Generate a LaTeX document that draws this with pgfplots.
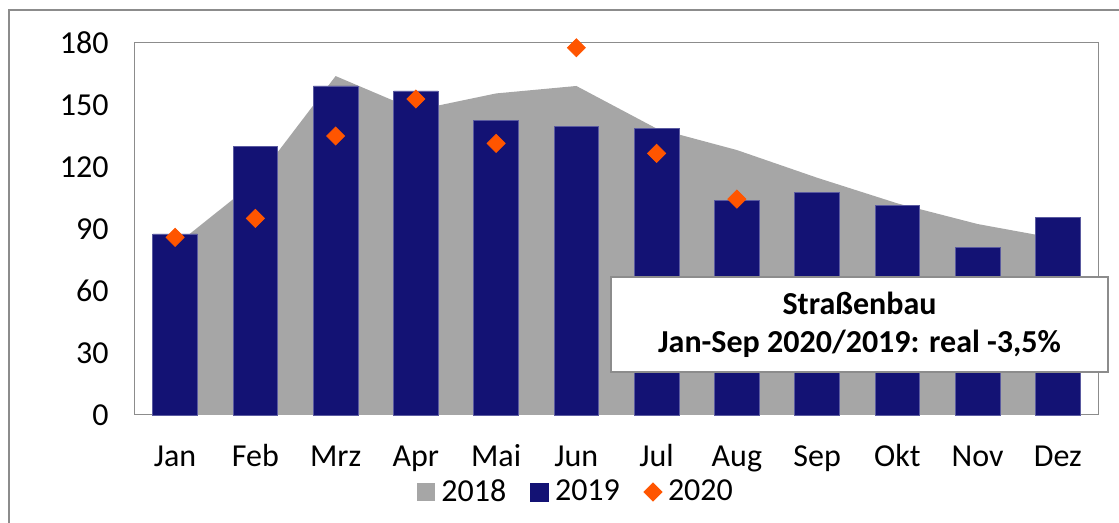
\documentclass[border=0pt]{standalone}
\usepackage{fontspec}
\setmainfont{Carlito}
\usepackage{pgfplots}
\pgfplotsset{compat=1.18}
\definecolor{g18}{HTML}{A6A6A6}
\definecolor{b19}{HTML}{131274}
\definecolor{o20}{HTML}{FF5500}
\definecolor{frame}{HTML}{8C8C8C}
\newcommand{\lblfont}{\fontsize{16}{19}\selectfont}

\begin{document}
\begin{tikzpicture}
% 1 px of the reference = 0.5pt, axis box lower left at px (135,415)
\path[use as bounding box] (-67.5pt,-54pt) rectangle (492pt,207.5pt);
\draw[frame, line width=0.6pt] (-63pt,-54pt) -- (-63pt,202.5pt) -- (492pt,202.5pt);
\begin{axis}[
    at={(0pt,0pt)}, anchor=south west,
    scale only axis,
    width=481.5pt, height=186pt,
    xmin=0.5, xmax=12.5, ymin=0, ymax=180,
    xtick={1,...,12},
    xticklabels={Jan,Feb,Mrz,Apr,Mai,Jun,Jul,Aug,Sep,Okt,Nov,Dez},
    ytick={0,30,...,180},
    major tick length=0pt,
    clip=false,
    axis line style={draw=frame, line width=0.5pt},
    tick label style={font=\lblfont},
    /pgf/number format/assume math mode=true,
    xticklabel style={anchor=base, yshift=-25.8pt},
    yticklabel style={anchor=east, xshift=-9.7pt},
    legend columns=3,
    legend style={at={(rel axis cs:0.2928,-0.207)}, anchor=west,
        draw=none, fill=none, inner sep=0pt, font=\lblfont,
        nodes={inner sep=1.5pt},
        /tikz/every odd column/.append style={column sep=1.5pt},
        /tikz/every even column/.append style={column sep=10.5pt}},
]
\addplot[fill=g18, draw=none,
    legend image code/.code={\fill[g18] (0pt,-4.5pt) rectangle (9pt,4.5pt);}]
    coordinates {
    (1,82) (2,113) (3,164) (4,147.5) (5,155.6) (6,159.2)
    (7,138.6) (8,128.2) (9,114.8) (10,102.4) (11,92.4) (12,85.3)
    } \closedcycle;
\addlegendentry{2018}
\addplot[ybar, bar width=22.3pt, bar shift=0pt, fill=b19,
    draw={rgb,255:red,90;green,90;blue,160}, line width=0.4pt,
    legend image code/.code={\fill[b19] (0pt,-4.5pt) rectangle (9pt,4.5pt);}]
    coordinates {
    (1,87.6) (2,129.8) (3,159.2) (4,156.8) (5,142.7) (6,139.5)
    (7,138.7) (8,103.9) (9,107.9) (10,101.6) (11,80.9) (12,95.6)
    };
\addlegendentry{2019}
\addplot[only marks, mark=square*, mark size=3.2pt,
    mark options={rotate=45, fill=o20, draw=o20}, color=o20,
    legend image code/.code={\draw[o20, fill=o20] plot[mark=square*, mark size=3.2pt, mark options={rotate=45}] coordinates {(4.5pt,0pt)};}]
    coordinates {
    (1,86.0) (2,95.1) (3,135.0) (4,152.9) (5,131.4) (6,177.7)
    (7,126.6) (8,104.5)
    };
\addlegendentry{2020}
\end{axis}
\node[draw=frame, line width=0.6pt, fill=white, minimum width=248.5pt,
      minimum height=47.5pt, align=center, inner sep=0pt,
      font=\bfseries\lblfont] at (362.25pt,45.25pt)
      {Straßenbau\\[0pt]Jan-Sep 2020/2019: real -3,5\%};
\end{tikzpicture}
\end{document}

*Exercise goal*:
The material above must be printed exactly, with its pictures left out.

*Exercise answer*:
Generate a LaTeX document that draws this with pgfplots.
\documentclass[border=0pt]{standalone}
\usepackage{fontspec}
\setmainfont{Carlito}
\usepackage{pgfplots}
\pgfplotsset{compat=1.18}
\definecolor{g18}{HTML}{A6A6A6}
\definecolor{b19}{HTML}{131274}
\definecolor{o20}{HTML}{FF5500}
\definecolor{frame}{HTML}{8C8C8C}
\newcommand{\lblfont}{\fontsize{16}{19}\selectfont}

\begin{document}
\begin{tikzpicture}
% 1 px of the reference = 0.5pt, axis box lower left at px (135,415)
\path[use as bounding box] (-67.5pt,-54pt) rectangle (492pt,207.5pt);
\draw[frame, line width=0.6pt] (-63pt,-54pt) -- (-63pt,202.5pt) -- (492pt,202.5pt);
\begin{axis}[
    at={(0pt,0pt)}, anchor=south west,
    scale only axis,
    width=481.5pt, height=186pt,
    xmin=0.5, xmax=12.5, ymin=0, ymax=180,
    xtick={1,...,12},
    xticklabels={Jan,Feb,Mrz,Apr,Mai,Jun,Jul,Aug,Sep,Okt,Nov,Dez},
    ytick={0,30,...,180},
    major tick length=0pt,
    clip=false,
    axis line style={draw=frame, line width=0.5pt},
    tick label style={font=\lblfont},
    /pgf/number format/assume math mode=true,
    xticklabel style={anchor=base, yshift=-25.8pt},
    yticklabel style={anchor=east, xshift=-9.7pt},
    legend columns=3,
    legend style={at={(rel axis cs:0.2928,-0.207)}, anchor=west,
        draw=none, fill=none, inner sep=0pt, font=\lblfont,
        nodes={inner sep=1.5pt},
        /tikz/every odd column/.append style={column sep=1.5pt},
        /tikz/every even column/.append style={column sep=10.5pt}},
]
\addplot[fill=g18, draw=none,
    legend image code/.code={\fill[g18] (0pt,-4.5pt) rectangle (9pt,4.5pt);}]
    coordinates {
    (1,82) (2,113) (3,164) (4,147.5) (5,155.6) (6,159.2)
    (7,138.6) (8,128.2) (9,114.8) (10,102.4) (11,92.4) (12,85.3)
    } \closedcycle;
\addlegendentry{2018}
\addplot[ybar, bar width=22.3pt, bar shift=0pt, fill=b19,
    draw={rgb,255:red,90;green,90;blue,160}, line width=0.4pt,
    legend image code/.code={\fill[b19] (0pt,-4.5pt) rectangle (9pt,4.5pt);}]
    coordinates {
    (1,87.6) (2,129.8) (3,159.2) (4,156.8) (5,142.7) (6,139.5)
    (7,138.7) (8,103.9) (9,107.9) (10,101.6) (11,80.9) (12,95.6)
    };
\addlegendentry{2019}
\addplot[only marks, mark=square*, mark size=3.2pt,
    mark options={rotate=45, fill=o20, draw=o20}, color=o20,
    legend image code/.code={\draw[o20, fill=o20] plot[mark=square*, mark size=3.2pt, mark options={rotate=45}] coordinates {(4.5pt,0pt)};}]
    coordinates {
    (1,86.0) (2,95.1) (3,135.0) (4,152.9) (5,131.4) (6,177.7)
    (7,126.6) (8,104.5)
    };
\addlegendentry{2020}
\end{axis}
\node[draw=frame, line width=0.6pt, fill=white, minimum width=248.5pt,
      minimum height=47.5pt, align=center, inner sep=0pt,
      font=\bfseries\lblfont] at (362.25pt,45.25pt)
      {Straßenbau\\[0pt]Jan-Sep 2020/2019: real -3,5\%};
\end{tikzpicture}
\end{document}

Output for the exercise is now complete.